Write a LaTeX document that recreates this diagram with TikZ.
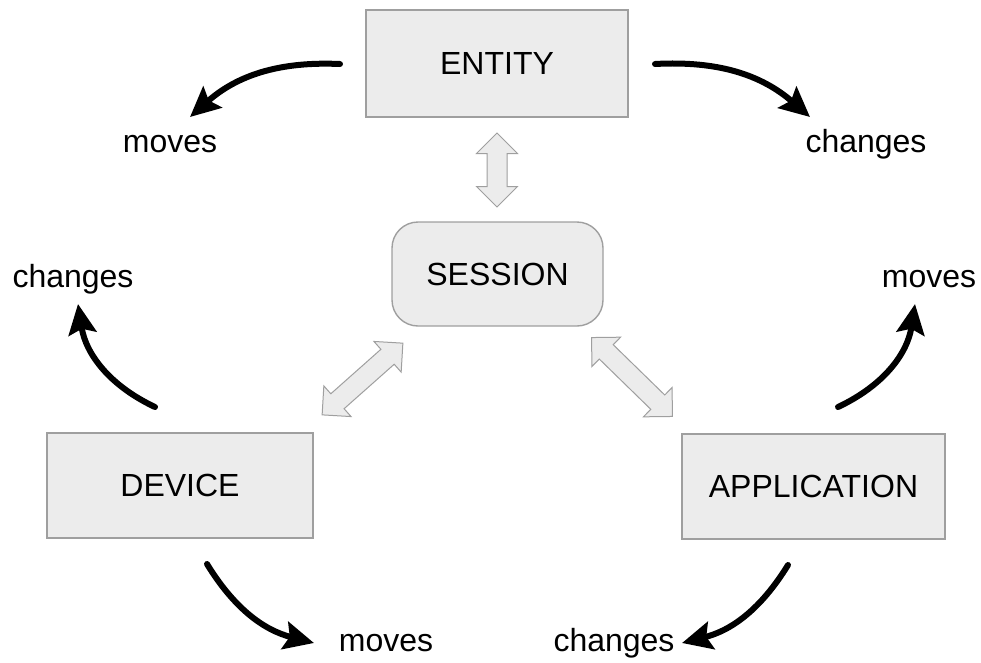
---
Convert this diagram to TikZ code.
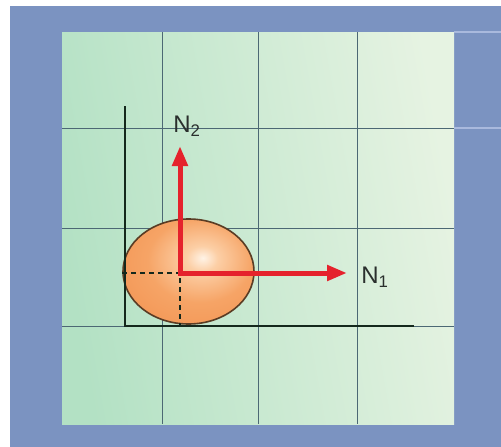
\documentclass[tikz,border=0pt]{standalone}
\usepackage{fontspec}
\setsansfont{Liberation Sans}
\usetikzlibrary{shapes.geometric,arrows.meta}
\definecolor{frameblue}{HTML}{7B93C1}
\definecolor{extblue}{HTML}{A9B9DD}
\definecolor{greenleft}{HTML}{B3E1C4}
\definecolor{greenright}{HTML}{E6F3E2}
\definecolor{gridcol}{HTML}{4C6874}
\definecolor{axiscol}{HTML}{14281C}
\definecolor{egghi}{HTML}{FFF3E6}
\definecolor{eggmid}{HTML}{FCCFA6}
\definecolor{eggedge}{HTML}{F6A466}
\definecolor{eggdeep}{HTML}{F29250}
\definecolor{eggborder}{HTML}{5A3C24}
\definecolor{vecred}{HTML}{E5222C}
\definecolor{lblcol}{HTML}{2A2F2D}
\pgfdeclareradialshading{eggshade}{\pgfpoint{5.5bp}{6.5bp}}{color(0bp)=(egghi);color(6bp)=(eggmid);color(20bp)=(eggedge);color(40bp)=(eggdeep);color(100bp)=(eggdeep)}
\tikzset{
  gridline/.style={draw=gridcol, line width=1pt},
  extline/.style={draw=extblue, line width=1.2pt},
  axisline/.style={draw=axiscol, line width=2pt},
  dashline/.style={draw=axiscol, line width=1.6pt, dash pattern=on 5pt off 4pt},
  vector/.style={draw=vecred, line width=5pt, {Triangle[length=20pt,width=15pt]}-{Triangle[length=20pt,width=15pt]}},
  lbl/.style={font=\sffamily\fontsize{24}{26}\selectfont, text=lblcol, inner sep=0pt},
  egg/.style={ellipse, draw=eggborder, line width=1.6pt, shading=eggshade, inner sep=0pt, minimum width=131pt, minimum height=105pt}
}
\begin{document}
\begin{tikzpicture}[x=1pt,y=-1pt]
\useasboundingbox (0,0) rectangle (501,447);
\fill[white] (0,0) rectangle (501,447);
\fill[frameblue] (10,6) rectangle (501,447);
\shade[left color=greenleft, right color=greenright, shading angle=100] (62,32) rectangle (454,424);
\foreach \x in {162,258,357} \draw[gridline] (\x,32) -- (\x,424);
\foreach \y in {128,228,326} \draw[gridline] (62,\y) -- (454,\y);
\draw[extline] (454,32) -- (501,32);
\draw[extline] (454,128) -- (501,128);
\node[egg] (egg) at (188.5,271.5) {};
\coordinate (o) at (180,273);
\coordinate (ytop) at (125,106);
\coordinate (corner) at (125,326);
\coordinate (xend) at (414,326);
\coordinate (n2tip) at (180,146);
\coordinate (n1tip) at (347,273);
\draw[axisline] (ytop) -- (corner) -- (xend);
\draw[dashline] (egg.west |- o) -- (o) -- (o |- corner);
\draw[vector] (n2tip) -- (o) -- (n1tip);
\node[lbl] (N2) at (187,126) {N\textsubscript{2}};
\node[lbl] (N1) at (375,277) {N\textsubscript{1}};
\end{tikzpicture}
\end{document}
* * *
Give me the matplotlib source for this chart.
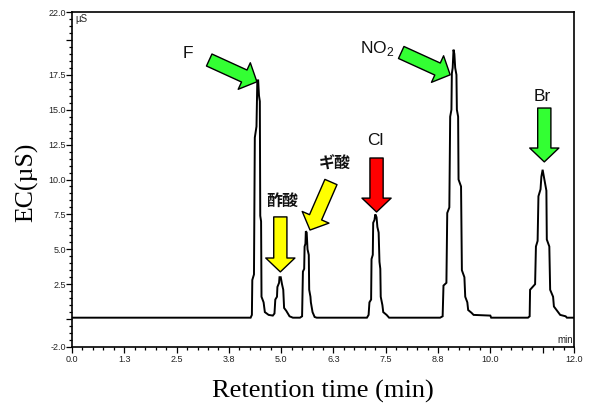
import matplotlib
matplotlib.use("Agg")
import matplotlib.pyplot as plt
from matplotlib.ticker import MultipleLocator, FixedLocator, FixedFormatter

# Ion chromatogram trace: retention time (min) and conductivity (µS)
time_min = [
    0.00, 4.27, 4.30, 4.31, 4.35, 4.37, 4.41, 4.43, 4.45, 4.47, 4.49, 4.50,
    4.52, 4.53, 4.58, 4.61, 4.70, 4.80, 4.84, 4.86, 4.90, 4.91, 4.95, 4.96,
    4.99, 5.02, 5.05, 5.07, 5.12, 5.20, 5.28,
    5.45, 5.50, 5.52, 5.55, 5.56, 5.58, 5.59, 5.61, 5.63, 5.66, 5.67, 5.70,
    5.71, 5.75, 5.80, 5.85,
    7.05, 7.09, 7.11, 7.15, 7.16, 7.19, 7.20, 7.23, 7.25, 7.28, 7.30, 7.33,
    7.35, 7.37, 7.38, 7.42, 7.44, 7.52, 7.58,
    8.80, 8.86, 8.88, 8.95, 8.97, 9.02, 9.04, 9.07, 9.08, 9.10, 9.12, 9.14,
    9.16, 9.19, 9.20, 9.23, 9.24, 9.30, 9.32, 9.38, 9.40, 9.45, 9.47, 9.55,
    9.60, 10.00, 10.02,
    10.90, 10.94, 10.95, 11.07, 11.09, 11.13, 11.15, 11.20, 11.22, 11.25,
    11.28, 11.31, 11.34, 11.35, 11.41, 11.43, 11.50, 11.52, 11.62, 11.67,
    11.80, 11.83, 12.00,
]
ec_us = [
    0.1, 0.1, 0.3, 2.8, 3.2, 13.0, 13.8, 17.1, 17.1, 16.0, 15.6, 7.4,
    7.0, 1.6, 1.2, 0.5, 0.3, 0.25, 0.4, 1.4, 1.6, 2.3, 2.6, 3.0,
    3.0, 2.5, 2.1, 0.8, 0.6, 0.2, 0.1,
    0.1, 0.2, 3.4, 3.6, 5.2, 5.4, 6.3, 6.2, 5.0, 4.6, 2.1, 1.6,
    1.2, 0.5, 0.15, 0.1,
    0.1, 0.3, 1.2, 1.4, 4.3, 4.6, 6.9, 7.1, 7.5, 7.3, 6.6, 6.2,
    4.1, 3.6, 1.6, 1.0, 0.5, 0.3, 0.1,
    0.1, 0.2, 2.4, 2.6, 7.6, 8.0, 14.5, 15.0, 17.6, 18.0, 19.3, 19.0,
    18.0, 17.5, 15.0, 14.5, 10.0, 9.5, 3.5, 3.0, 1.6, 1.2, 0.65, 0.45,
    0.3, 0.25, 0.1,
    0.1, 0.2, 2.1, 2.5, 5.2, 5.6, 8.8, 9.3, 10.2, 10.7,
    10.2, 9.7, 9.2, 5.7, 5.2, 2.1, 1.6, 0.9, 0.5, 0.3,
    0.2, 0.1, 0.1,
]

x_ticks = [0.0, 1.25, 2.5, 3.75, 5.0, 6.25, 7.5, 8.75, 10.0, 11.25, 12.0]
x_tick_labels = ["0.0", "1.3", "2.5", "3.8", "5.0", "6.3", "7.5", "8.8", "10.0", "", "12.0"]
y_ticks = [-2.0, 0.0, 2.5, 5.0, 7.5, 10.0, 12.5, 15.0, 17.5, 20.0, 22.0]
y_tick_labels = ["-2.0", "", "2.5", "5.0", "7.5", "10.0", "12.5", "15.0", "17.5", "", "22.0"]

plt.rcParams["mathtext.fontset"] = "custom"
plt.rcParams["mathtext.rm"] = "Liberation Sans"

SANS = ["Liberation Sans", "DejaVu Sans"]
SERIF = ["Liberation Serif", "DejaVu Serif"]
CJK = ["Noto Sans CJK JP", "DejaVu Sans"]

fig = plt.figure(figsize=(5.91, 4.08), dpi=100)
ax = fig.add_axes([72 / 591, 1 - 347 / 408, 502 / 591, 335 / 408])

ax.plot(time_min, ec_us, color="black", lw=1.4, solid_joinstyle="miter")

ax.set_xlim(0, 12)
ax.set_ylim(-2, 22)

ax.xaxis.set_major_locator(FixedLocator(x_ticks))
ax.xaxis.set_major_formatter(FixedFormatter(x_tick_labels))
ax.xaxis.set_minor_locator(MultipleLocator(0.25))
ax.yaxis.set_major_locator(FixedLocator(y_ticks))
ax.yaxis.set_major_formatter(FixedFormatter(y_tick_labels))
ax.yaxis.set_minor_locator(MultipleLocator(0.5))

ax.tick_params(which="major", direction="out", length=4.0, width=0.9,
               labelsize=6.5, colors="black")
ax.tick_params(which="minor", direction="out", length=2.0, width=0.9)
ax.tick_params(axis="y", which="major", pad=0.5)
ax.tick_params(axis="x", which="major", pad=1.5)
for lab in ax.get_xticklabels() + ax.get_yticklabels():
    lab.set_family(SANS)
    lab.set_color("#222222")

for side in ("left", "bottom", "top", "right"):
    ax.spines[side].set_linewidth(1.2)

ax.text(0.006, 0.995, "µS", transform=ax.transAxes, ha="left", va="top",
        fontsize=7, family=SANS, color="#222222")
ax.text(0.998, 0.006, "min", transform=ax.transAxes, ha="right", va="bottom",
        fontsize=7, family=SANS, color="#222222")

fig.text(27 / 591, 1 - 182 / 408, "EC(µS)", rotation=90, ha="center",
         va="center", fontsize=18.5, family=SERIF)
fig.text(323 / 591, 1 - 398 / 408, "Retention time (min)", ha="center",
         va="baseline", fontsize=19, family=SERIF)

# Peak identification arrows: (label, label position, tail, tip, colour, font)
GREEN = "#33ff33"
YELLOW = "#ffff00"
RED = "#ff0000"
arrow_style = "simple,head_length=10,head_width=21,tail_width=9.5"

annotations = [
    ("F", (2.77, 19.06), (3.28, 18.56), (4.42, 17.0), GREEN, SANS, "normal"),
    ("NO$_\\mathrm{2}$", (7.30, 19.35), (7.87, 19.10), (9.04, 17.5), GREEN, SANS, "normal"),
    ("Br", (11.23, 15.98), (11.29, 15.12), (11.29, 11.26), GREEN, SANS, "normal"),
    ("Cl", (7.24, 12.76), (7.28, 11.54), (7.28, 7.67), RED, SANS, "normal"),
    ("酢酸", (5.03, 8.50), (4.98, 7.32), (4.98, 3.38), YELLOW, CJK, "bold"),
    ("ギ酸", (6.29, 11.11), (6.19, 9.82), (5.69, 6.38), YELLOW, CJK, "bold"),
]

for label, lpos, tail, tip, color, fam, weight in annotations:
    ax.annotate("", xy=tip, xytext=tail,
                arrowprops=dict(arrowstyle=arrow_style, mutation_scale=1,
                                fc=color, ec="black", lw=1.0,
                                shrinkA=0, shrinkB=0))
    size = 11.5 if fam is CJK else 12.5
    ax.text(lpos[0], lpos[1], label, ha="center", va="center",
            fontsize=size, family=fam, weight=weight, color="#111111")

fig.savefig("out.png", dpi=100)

* Short problem
Take the lines above starting at the one containing "Give me the matplotlib source for this chart." and ending at the one containing "from matplotlib.ticker import", and print them again exactly, without pictures.

* The response
Give me the matplotlib source for this chart.
import matplotlib
matplotlib.use("Agg")
import matplotlib.pyplot as plt
from matplotlib.ticker import MultipleLocator, FixedLocator, FixedFormatter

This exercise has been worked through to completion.